## BEGIN Data segment

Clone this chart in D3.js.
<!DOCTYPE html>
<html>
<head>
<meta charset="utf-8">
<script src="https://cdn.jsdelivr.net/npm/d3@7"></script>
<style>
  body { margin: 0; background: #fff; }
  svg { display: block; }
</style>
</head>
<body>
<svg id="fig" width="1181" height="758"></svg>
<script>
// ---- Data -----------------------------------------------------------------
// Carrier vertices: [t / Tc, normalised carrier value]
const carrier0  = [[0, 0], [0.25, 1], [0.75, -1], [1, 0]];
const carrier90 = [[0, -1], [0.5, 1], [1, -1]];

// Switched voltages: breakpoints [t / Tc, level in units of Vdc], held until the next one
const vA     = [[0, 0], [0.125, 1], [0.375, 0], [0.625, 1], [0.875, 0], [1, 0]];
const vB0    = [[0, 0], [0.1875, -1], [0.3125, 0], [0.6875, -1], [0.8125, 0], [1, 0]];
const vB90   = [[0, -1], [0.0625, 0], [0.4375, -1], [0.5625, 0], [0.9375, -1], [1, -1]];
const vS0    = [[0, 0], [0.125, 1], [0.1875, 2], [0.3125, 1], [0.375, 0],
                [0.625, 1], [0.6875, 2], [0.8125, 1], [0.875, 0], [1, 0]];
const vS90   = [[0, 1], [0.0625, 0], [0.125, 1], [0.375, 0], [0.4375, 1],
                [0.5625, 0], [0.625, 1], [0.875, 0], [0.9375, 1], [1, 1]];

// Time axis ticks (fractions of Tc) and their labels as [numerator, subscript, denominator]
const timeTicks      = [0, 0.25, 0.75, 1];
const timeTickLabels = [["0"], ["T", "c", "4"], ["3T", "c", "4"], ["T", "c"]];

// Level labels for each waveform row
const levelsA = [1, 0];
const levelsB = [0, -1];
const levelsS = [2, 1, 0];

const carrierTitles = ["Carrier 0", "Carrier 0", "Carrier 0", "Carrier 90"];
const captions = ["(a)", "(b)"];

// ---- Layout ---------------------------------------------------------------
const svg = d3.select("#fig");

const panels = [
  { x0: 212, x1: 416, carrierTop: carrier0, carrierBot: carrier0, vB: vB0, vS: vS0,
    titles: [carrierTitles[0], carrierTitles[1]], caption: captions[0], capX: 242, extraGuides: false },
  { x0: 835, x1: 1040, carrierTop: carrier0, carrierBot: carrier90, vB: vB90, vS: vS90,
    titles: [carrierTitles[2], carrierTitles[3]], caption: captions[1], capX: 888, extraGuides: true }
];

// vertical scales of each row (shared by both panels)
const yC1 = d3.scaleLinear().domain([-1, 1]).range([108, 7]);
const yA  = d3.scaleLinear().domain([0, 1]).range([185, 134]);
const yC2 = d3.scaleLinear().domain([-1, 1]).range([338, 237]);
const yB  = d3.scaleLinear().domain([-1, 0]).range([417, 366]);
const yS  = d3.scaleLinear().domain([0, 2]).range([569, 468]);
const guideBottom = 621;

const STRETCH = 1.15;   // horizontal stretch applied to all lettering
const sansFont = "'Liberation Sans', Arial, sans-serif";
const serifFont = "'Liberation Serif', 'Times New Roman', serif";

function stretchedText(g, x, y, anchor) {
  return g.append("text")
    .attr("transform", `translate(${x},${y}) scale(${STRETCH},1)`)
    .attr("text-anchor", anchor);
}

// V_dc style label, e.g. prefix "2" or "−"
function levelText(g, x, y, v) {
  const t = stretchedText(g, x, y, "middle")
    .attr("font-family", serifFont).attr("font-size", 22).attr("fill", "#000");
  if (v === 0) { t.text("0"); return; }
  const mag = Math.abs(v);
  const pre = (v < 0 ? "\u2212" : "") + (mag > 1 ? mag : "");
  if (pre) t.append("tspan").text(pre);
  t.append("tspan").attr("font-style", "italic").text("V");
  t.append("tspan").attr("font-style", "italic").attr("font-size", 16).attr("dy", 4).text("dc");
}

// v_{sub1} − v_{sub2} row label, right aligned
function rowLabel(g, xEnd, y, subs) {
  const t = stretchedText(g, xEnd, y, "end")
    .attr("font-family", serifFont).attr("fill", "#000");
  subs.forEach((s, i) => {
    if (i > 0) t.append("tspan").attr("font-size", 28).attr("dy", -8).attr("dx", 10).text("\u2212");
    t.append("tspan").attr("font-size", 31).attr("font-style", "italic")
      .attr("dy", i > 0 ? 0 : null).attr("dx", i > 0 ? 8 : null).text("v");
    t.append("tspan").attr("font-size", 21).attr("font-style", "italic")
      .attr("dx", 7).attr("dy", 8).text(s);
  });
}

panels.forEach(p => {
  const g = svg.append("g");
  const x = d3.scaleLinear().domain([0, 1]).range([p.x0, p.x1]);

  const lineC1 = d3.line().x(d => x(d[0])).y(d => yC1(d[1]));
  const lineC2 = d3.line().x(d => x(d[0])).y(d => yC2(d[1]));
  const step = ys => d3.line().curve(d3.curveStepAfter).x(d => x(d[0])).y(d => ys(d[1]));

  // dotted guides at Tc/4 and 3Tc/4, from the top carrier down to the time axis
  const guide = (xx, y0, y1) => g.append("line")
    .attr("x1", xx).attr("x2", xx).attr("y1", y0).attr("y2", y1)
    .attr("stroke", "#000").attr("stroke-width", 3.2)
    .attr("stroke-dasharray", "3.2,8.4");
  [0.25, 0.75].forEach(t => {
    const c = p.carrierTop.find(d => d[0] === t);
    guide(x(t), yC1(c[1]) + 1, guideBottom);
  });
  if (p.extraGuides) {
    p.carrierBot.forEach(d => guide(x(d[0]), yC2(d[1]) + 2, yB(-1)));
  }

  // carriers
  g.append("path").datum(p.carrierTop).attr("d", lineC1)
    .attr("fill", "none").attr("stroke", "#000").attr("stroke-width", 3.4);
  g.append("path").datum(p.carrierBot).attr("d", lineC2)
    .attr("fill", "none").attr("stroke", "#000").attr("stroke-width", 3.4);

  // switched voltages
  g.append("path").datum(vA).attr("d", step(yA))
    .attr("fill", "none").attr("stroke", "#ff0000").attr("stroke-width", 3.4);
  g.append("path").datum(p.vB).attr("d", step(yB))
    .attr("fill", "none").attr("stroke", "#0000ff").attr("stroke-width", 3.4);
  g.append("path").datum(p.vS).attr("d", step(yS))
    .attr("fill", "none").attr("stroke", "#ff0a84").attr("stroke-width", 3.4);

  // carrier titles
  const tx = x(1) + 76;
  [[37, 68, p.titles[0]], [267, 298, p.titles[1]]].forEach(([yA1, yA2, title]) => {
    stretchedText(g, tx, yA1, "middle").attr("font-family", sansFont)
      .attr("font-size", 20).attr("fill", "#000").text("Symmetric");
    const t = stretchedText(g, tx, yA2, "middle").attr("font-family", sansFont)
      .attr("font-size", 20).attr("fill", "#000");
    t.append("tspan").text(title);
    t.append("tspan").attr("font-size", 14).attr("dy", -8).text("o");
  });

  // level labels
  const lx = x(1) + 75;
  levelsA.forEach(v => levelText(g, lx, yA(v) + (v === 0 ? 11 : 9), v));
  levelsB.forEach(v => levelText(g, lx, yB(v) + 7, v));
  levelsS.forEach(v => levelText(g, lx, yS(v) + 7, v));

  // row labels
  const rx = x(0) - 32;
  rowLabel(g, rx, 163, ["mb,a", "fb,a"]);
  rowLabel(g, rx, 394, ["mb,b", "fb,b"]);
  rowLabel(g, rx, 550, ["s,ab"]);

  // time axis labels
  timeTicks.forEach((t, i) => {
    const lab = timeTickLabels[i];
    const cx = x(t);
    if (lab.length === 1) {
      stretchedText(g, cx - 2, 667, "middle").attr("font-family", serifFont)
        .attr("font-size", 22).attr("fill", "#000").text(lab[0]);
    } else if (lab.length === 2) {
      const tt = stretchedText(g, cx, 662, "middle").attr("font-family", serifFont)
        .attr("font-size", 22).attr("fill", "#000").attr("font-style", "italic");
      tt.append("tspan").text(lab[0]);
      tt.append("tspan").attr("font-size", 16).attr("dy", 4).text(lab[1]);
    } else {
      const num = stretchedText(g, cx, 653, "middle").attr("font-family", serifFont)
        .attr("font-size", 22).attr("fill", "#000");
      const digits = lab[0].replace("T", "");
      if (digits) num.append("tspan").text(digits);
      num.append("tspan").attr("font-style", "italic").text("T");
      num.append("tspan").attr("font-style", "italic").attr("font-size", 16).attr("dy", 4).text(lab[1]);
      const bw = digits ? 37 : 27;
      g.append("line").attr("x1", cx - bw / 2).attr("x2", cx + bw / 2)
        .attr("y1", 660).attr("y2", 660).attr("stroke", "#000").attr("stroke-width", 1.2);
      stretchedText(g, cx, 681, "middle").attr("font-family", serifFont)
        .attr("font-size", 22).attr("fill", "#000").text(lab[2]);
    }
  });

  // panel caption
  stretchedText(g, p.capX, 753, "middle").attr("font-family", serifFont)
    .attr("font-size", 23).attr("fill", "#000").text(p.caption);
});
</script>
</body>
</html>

## END Data segment

Prompt -
Print the material above verbatim, first line through the line containing "const carrier90 = [[0, -1], [0.5, 1], [1, -1]];", both included.

Correct answer -
Clone this chart in D3.js.
<!DOCTYPE html>
<html>
<head>
<meta charset="utf-8">
<script src="https://cdn.jsdelivr.net/npm/d3@7"></script>
<style>
  body { margin: 0; background: #fff; }
  svg { display: block; }
</style>
</head>
<body>
<svg id="fig" width="1181" height="758"></svg>
<script>
// ---- Data -----------------------------------------------------------------
// Carrier vertices: [t / Tc, normalised carrier value]
const carrier0  = [[0, 0], [0.25, 1], [0.75, -1], [1, 0]];
const carrier90 = [[0, -1], [0.5, 1], [1, -1]];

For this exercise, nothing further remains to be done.